start Supplied material
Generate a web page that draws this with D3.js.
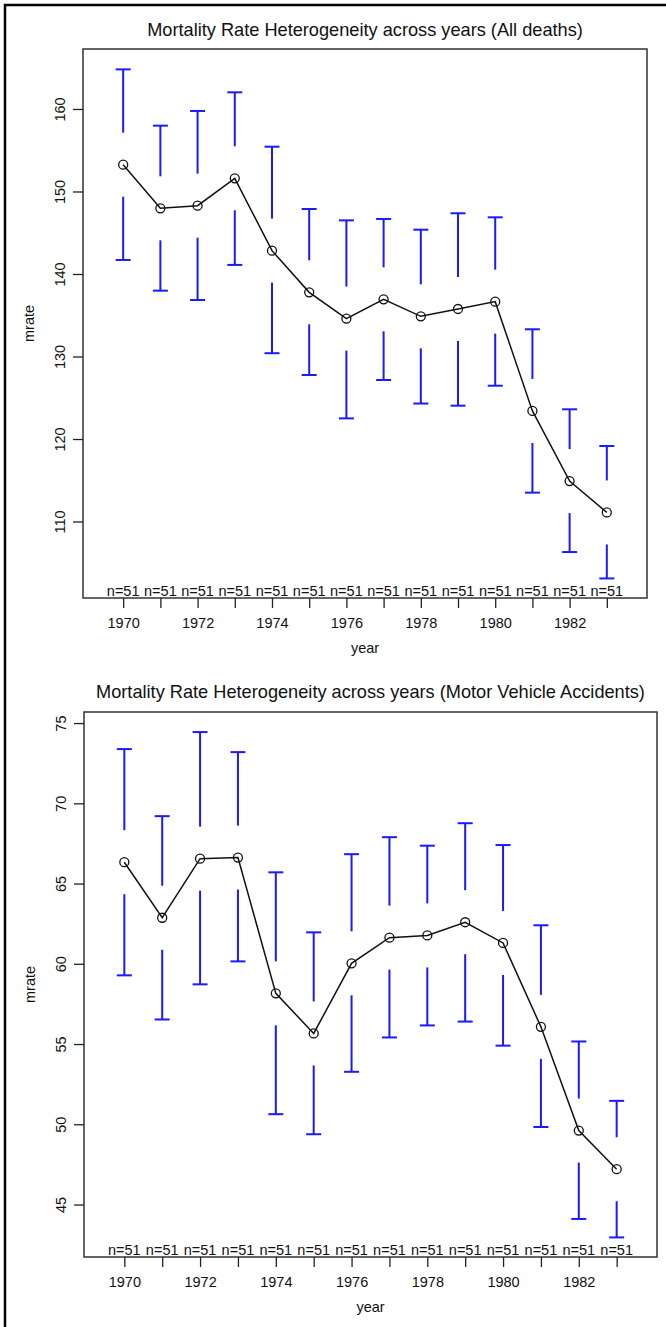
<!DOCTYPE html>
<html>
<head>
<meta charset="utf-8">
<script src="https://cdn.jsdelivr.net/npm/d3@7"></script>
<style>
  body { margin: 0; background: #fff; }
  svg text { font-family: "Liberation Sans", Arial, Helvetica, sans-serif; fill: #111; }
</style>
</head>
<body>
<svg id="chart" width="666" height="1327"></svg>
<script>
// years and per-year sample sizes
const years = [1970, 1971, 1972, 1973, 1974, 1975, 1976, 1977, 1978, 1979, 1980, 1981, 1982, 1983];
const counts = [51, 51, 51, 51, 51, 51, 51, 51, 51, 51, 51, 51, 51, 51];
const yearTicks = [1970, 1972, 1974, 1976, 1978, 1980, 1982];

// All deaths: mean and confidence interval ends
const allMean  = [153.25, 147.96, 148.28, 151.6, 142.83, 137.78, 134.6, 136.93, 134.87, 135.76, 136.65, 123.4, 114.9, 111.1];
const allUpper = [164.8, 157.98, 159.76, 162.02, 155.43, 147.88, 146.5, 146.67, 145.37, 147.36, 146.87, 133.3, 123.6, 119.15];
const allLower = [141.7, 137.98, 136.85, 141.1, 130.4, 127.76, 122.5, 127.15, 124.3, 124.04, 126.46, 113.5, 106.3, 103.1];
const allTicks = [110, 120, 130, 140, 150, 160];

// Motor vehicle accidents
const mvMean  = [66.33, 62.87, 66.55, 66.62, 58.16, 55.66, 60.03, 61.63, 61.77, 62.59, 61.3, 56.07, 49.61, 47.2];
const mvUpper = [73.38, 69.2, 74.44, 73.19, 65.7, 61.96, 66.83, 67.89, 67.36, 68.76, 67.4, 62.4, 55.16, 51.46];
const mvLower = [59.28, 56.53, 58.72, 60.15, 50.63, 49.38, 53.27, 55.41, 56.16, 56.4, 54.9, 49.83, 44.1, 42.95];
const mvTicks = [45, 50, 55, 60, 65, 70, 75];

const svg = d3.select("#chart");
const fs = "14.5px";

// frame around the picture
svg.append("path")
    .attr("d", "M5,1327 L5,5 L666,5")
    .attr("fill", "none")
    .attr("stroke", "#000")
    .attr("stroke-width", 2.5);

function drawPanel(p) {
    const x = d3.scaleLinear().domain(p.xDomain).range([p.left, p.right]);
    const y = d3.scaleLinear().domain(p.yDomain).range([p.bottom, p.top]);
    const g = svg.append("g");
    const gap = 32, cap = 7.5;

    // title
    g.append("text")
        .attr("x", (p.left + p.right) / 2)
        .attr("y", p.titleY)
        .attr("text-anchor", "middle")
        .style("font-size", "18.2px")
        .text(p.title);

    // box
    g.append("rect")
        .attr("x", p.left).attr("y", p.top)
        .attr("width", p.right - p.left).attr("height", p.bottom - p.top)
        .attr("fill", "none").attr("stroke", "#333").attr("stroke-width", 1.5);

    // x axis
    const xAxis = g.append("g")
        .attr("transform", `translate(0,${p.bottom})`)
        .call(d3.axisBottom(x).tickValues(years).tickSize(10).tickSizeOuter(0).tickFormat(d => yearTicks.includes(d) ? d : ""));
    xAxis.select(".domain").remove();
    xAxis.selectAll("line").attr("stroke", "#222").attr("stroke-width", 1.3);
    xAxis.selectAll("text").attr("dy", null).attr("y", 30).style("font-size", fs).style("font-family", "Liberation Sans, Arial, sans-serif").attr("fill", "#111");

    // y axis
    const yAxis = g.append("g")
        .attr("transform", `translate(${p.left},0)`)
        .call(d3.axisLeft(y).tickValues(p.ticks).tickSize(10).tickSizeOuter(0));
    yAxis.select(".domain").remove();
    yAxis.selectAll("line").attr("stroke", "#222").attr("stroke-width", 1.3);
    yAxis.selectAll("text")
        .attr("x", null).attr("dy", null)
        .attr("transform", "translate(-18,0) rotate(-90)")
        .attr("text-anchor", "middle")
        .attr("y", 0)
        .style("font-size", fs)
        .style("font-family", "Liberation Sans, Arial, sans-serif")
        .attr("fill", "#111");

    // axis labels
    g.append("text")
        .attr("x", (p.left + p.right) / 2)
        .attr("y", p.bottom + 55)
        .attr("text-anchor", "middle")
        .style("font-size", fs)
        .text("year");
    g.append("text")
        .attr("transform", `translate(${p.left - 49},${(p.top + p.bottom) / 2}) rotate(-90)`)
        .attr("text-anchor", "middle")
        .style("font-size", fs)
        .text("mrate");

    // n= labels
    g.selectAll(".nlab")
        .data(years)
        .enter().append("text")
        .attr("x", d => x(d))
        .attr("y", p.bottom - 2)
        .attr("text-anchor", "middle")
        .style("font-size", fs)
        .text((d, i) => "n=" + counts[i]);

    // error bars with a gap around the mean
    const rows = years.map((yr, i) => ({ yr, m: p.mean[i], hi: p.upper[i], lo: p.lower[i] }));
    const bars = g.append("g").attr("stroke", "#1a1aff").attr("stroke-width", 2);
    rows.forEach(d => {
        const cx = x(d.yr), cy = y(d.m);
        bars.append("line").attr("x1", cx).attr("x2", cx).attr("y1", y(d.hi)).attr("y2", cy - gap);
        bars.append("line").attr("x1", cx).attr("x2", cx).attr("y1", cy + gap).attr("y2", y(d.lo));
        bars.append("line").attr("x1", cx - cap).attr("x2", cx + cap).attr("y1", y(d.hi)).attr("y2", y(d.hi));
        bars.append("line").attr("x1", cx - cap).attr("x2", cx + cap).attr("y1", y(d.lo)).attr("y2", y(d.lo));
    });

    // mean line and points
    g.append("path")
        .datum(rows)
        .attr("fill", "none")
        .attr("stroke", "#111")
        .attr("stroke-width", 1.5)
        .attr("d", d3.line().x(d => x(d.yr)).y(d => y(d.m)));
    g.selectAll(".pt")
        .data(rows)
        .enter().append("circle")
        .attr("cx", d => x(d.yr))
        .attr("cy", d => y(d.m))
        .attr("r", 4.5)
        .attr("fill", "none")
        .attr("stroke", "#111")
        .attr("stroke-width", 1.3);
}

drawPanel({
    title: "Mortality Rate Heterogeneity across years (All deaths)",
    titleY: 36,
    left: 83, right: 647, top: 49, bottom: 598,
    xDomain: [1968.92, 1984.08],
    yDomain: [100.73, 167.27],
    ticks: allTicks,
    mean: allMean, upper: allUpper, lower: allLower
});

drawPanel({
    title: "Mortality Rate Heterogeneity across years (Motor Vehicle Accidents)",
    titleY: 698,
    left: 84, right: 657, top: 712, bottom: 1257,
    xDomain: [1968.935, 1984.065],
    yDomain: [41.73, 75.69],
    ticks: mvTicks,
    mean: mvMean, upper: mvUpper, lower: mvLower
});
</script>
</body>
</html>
end Supplied material
* **Task prompt**
Restate the material word for word from its first line through the line containing "const yearTicks = [1970, 1972, 1974, 1976, 1978, 1980, 1982];", both included; the pictures do not belong in it.

* **Exercise response**
Generate a web page that draws this with D3.js.
<!DOCTYPE html>
<html>
<head>
<meta charset="utf-8">
<script src="https://cdn.jsdelivr.net/npm/d3@7"></script>
<style>
  body { margin: 0; background: #fff; }
  svg text { font-family: "Liberation Sans", Arial, Helvetica, sans-serif; fill: #111; }
</style>
</head>
<body>
<svg id="chart" width="666" height="1327"></svg>
<script>
// years and per-year sample sizes
const years = [1970, 1971, 1972, 1973, 1974, 1975, 1976, 1977, 1978, 1979, 1980, 1981, 1982, 1983];
const counts = [51, 51, 51, 51, 51, 51, 51, 51, 51, 51, 51, 51, 51, 51];
const yearTicks = [1970, 1972, 1974, 1976, 1978, 1980, 1982];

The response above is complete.